Listed entries
———

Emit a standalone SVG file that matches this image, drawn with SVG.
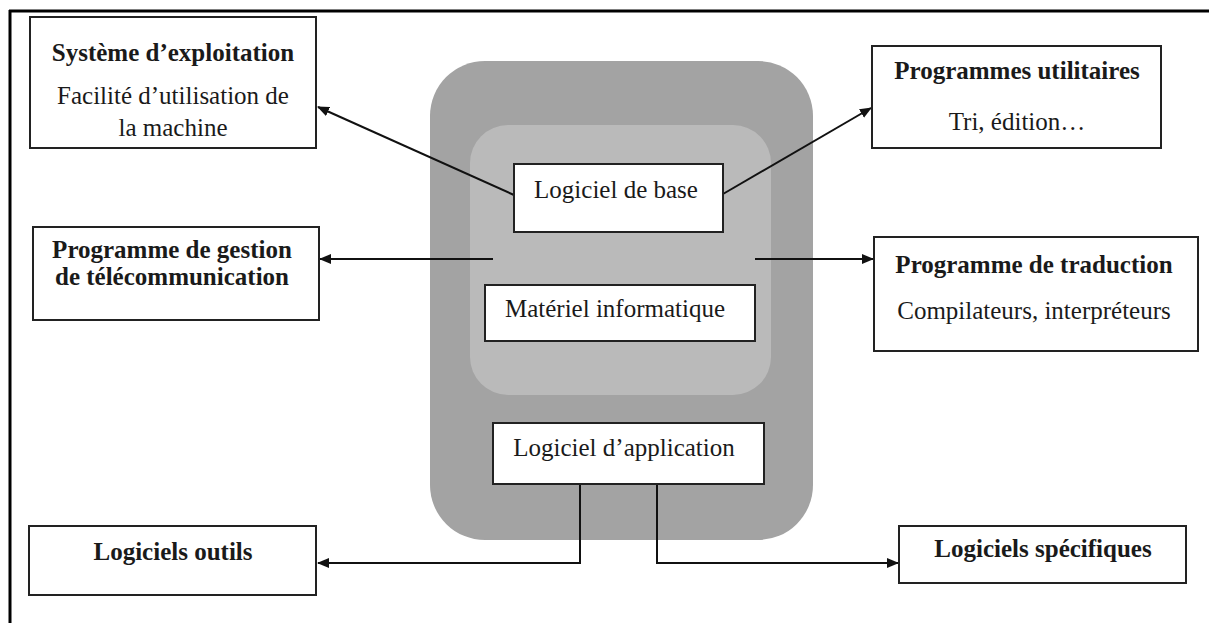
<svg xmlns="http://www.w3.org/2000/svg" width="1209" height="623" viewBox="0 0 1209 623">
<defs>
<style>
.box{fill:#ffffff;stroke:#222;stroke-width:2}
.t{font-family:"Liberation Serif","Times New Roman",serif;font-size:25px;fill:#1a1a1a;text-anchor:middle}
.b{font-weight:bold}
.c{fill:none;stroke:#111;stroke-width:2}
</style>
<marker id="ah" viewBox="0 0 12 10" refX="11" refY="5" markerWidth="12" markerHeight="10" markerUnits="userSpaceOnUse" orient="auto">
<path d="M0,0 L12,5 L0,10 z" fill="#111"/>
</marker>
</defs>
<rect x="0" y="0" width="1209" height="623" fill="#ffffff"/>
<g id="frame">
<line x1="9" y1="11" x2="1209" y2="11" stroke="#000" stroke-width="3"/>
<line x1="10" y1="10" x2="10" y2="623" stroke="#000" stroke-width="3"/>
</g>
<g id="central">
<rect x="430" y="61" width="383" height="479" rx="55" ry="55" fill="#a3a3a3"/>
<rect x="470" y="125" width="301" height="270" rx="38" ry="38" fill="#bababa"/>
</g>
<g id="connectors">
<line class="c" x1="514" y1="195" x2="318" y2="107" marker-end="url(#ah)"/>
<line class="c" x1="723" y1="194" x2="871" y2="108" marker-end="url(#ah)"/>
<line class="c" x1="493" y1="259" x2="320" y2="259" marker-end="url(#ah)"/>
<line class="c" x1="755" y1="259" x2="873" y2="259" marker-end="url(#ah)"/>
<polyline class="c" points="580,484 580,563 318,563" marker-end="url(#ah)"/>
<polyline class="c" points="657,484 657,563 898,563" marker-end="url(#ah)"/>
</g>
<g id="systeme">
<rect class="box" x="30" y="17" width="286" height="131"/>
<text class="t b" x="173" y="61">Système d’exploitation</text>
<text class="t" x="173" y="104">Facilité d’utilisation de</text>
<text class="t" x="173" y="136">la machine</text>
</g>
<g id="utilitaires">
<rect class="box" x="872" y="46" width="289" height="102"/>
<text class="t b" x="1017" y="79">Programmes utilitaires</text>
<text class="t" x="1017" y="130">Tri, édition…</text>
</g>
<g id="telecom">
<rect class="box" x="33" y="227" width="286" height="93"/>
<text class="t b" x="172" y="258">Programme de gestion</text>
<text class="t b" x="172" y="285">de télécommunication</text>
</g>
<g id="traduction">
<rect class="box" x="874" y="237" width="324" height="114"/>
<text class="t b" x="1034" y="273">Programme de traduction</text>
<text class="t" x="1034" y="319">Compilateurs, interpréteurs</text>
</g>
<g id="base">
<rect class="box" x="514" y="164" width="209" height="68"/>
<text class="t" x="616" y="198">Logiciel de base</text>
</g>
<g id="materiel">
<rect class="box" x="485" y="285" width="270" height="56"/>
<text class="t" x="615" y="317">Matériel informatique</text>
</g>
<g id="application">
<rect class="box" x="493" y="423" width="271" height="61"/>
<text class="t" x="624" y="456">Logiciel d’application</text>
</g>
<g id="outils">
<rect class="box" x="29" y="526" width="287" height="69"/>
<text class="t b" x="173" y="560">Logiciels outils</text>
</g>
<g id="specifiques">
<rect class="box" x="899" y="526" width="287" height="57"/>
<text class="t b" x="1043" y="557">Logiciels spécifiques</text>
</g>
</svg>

———

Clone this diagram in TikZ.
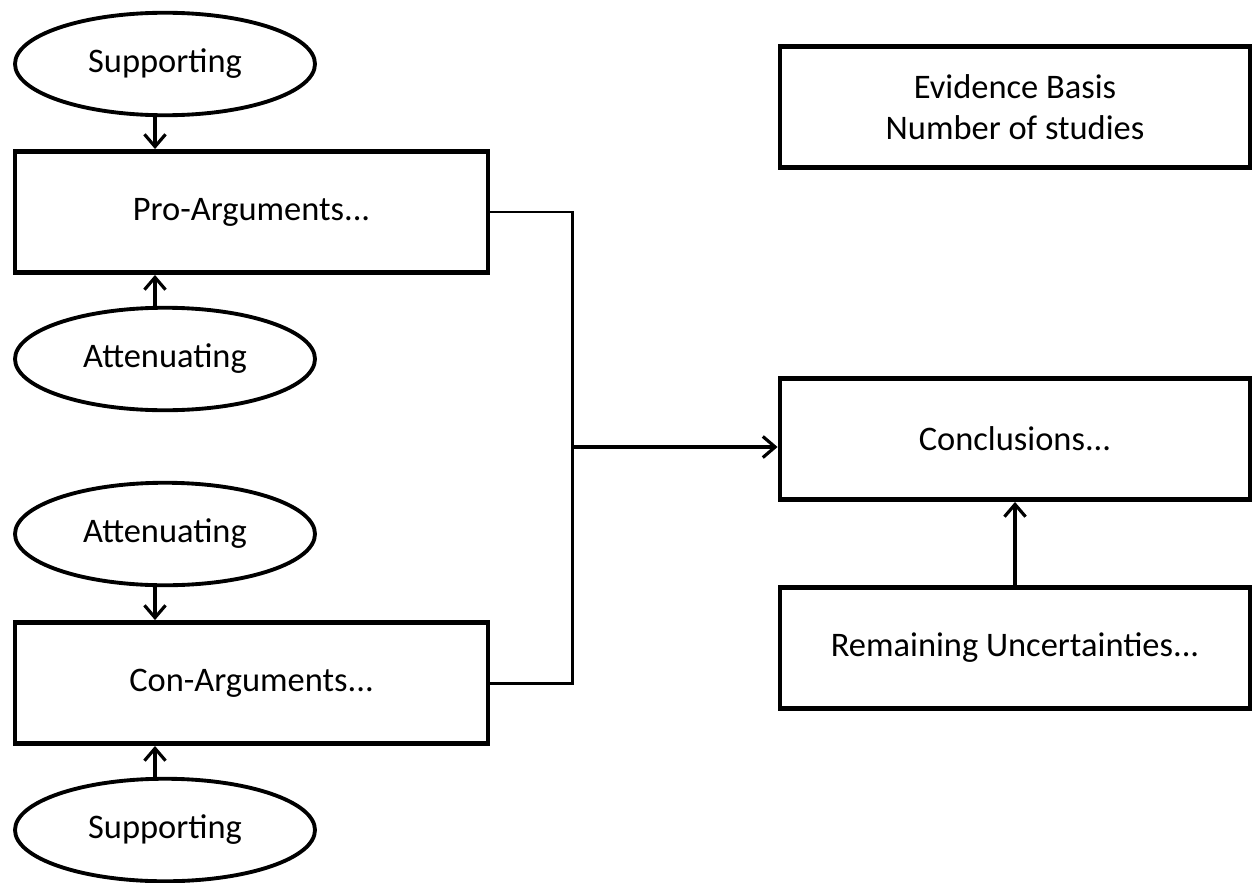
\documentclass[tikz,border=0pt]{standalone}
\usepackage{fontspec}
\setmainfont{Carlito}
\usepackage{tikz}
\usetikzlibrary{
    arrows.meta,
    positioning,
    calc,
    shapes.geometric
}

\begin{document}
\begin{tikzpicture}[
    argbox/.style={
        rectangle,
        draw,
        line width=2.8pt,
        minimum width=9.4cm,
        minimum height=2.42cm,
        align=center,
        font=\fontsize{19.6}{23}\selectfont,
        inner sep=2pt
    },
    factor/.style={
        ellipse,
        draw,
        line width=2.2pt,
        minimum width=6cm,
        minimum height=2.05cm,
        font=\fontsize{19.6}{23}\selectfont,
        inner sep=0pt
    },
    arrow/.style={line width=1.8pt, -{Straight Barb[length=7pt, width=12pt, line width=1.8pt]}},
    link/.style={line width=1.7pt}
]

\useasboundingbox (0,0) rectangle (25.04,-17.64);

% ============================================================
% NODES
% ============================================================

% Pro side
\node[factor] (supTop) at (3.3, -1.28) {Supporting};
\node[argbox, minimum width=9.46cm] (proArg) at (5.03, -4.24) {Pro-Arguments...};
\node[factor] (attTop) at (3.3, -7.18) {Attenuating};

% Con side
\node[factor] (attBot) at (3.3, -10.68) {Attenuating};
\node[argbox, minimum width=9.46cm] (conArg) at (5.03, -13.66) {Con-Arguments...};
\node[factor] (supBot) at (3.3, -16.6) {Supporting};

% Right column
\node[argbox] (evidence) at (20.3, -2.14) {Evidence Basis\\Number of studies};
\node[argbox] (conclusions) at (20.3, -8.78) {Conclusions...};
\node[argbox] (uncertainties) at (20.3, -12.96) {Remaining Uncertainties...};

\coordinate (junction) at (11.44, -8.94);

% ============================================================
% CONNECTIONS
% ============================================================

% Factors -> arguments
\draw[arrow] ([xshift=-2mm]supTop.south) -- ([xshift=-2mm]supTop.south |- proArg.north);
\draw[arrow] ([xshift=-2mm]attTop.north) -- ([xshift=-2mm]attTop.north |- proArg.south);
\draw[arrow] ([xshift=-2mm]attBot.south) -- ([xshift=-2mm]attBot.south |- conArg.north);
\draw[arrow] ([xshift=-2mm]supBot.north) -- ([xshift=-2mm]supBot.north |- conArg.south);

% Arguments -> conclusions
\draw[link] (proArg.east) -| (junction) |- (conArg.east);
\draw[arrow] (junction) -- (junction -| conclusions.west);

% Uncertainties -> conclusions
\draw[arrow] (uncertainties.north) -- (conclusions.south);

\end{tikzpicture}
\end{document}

———

What is required
Scan the material above for the string "standalone" and report each line where you find it.

Response
Emit a standalone SVG file that matches this image, drawn with SVG.
\documentclass[tikz,border=0pt]{standalone}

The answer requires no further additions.